The NAE cited him “for addressing large-scale chemical separation challenges, including carbon dioxide capture, using quantitative materials modeling.”

“This recognition would not have been possible without the amazing work of the graduate students and postdoctoral researchers I have worked with at Georgia Tech and the wonderful scientific collaborations I have had with many colleagues in the School of Chemical and Biomolecular Engineering,” Sholl said.

In addition to Georgia Tech, Sholl has an appointment at Oak Ridge National Laboratory (ORNL), where he is director of the Transformational Decarbonization Initiative. He also leads an Energy Earthshot Research Center created at ORNL in late 2023 to develop chemical processes that use sustainable methods instead of burning fossil fuels to radically reduce industrial greenhouse gas emissions.

During his tenure as school chair, Sholl helped drive ChBE’s national rankings to second among undergraduate chemical engineering programs and fifth among graduate programs. He oversaw a milestone change in the School’s student body that saw women make up half of undergrads for the first time. He also launched a graduate certificate in Data Science for the Chemical Industry, Georgia Tech’s first fully online graduate certificate.
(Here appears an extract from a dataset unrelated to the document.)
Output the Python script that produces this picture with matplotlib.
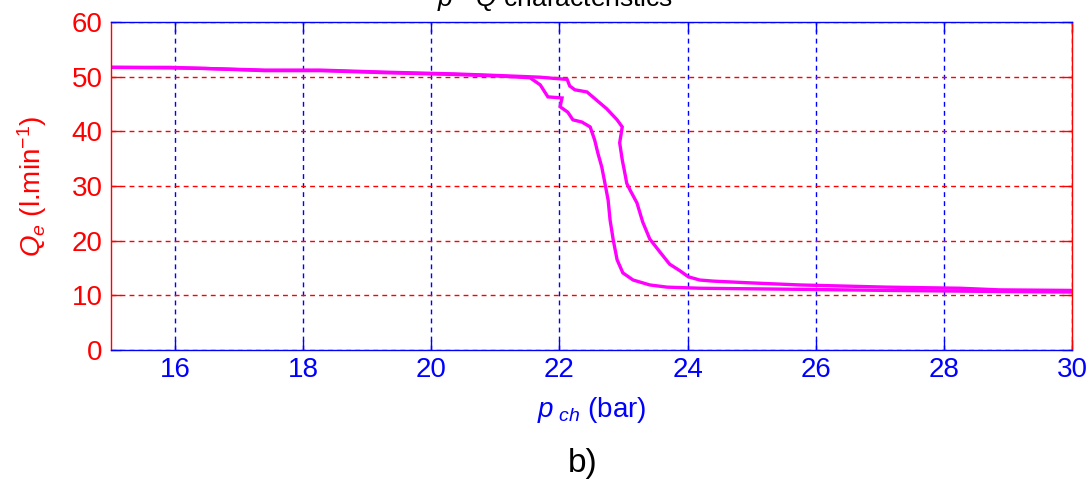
import matplotlib
matplotlib.use("Agg")
import matplotlib.pyplot as plt

plt.rcParams['font.family'] = ['Liberation Sans', 'DejaVu Sans']
plt.rcParams['mathtext.fontset'] = 'custom'
plt.rcParams['mathtext.rm'] = 'Liberation Sans'
plt.rcParams['mathtext.it'] = 'Liberation Sans:italic'
plt.rcParams['mathtext.bf'] = 'Liberation Sans:bold'

# Branch with the later (higher-pressure) drop
p_up = [15.00, 15.92, 16.47, 17.40, 18.26, 19.35, 20.37, 21.07, 21.70, 21.90,
        22.12, 22.16, 22.24, 22.43, 22.52, 22.74, 22.90, 22.98, 22.94, 22.98,
        23.02, 23.05, 23.10, 23.21, 23.30, 23.41, 23.57, 23.72, 23.88, 24.01,
        24.19, 24.40, 24.94, 25.75, 27.11, 28.25, 28.87, 30.00]
q_up = [51.7, 51.7, 51.5, 51.2, 51.2, 50.8, 50.5, 50.2, 49.9, 49.7,
        49.5, 48.3, 47.6, 47.2, 46.3, 44.1, 42.1, 40.8, 37.9, 34.8,
        32.4, 30.5, 29.3, 26.9, 23.4, 20.3, 17.9, 15.7, 14.5, 13.4,
        12.8, 12.6, 12.3, 11.9, 11.5, 11.3, 11.0, 10.9]

# Branch with the earlier (lower-pressure) drop
p_dn = [15.00, 15.92, 16.47, 17.40, 18.26, 19.35, 20.37, 21.07, 21.54, 21.70,
        21.82, 22.04, 22.01, 22.13, 22.21, 22.35, 22.48, 22.55, 22.60, 22.66,
        22.71, 22.76, 22.79, 22.84, 22.90, 22.99, 23.15, 23.41, 23.68, 24.19,
        24.94, 25.75, 27.11, 28.87, 30.00]
q_dn = [51.7, 51.6, 51.5, 51.1, 51.1, 50.7, 50.4, 50.1, 49.8, 48.5,
        46.3, 46.1, 44.5, 43.5, 42.1, 41.7, 40.8, 38.4, 36.0, 33.5,
        30.5, 27.4, 23.8, 20.1, 16.5, 14.1, 12.8, 11.9, 11.5, 11.3,
        11.2, 11.1, 10.9, 10.7, 10.6]

x_ticks = [16, 18, 20, 22, 24, 26, 28, 30]
y_ticks = [0, 10, 20, 30, 40, 50, 60]

RED = '#ff0000'
BLUE = '#0000ff'
MAGENTA = '#ff00ff'

fig = plt.figure(figsize=(10.92, 4.79), dpi=100)
ax = fig.add_axes([0.1016, 0.2693, 0.8801, 0.6848])

ax.plot(p_up, q_up, color=MAGENTA, lw=2.4, solid_joinstyle='miter')
ax.plot(p_dn, q_dn, color=MAGENTA, lw=2.4, solid_joinstyle='miter')

ax.set_xlim(15, 30)
ax.set_ylim(0, 60)
ax.set_xticks(x_ticks)
ax.set_yticks(y_ticks)

ax.tick_params(axis='both', direction='in', length=7, width=1.0,
               top=True, right=True, labelsize=20)
ax.tick_params(axis='x', colors=BLUE, pad=5)
ax.tick_params(axis='y', colors=RED, pad=6)

for side in ('top', 'bottom'):
    ax.spines[side].set_color(BLUE)
for side in ('left', 'right'):
    ax.spines[side].set_color(RED)
for s in ax.spines.values():
    s.set_linewidth(1.0)

ax.xaxis.grid(True, color=BLUE, linestyle=(0, (3.5, 3.0)), linewidth=1.0)
ax.yaxis.grid(True, color=RED, linestyle=(0, (3.5, 3.0)), linewidth=1.0)
ax.set_axisbelow(True)

ax.set_xlabel(r'$p_{\ ch}$ (bar)', color=BLUE, fontsize=20, labelpad=9)
ax.set_ylabel(r'$Q_e$ (l.min$^{-1}$)', color=RED, fontsize=20, labelpad=16)

fig.text(0.400, 1 - 6 / 479, r'$p$ - $Q$ characteristics', fontsize=19,
         ha='left', va='baseline', color='black')
fig.text(0.534, 0.033, 'b)', fontsize=24, ha='center', va='center',
         color='black')

fig.savefig('out.png', dpi=100)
Sholl is a fellow of the American Institute of Chemical Engineers and the American Association for the Advancement of Science.

Sholl and Mokhtarian will be formally inducted into the Academy in September. They will be joined by two other members with ties to Georgia Tech.

Theodore “Ted” Colbert III was elected “for engineering leadership in advanced commercial and military air and space platforms.” A 1996 graduate of the H. Milton Stewart School of Industrial and Systems Engineering, Colbert is president and chief executive officer of Defense, Space, and Security at Boeing. Colbert also is a member of the College’s Academy of Distinguished Engineering Alumni.

Larry Pellett, a 1981 alumnus of the School of Electrical and Computer Engineering, was honored for “engineering development, transition, and operation of airborne system technologies for national security.” He is vice president of special programs at Lockheed Martin Corp. 

The NAE offers independent advice on engineering matters to support the nation’s prosperity and welfare and supports a vibrant engineering profession.

Academy membership honors those who have made outstanding contributions to “engineering research, practice, or education, including, where appropriate, significant contributions to the engineering literature” and to “the pioneering of new and developing fields of technology, making major advancements in traditional fields of engineering, or developing/implementing innovative approaches to engineering education.”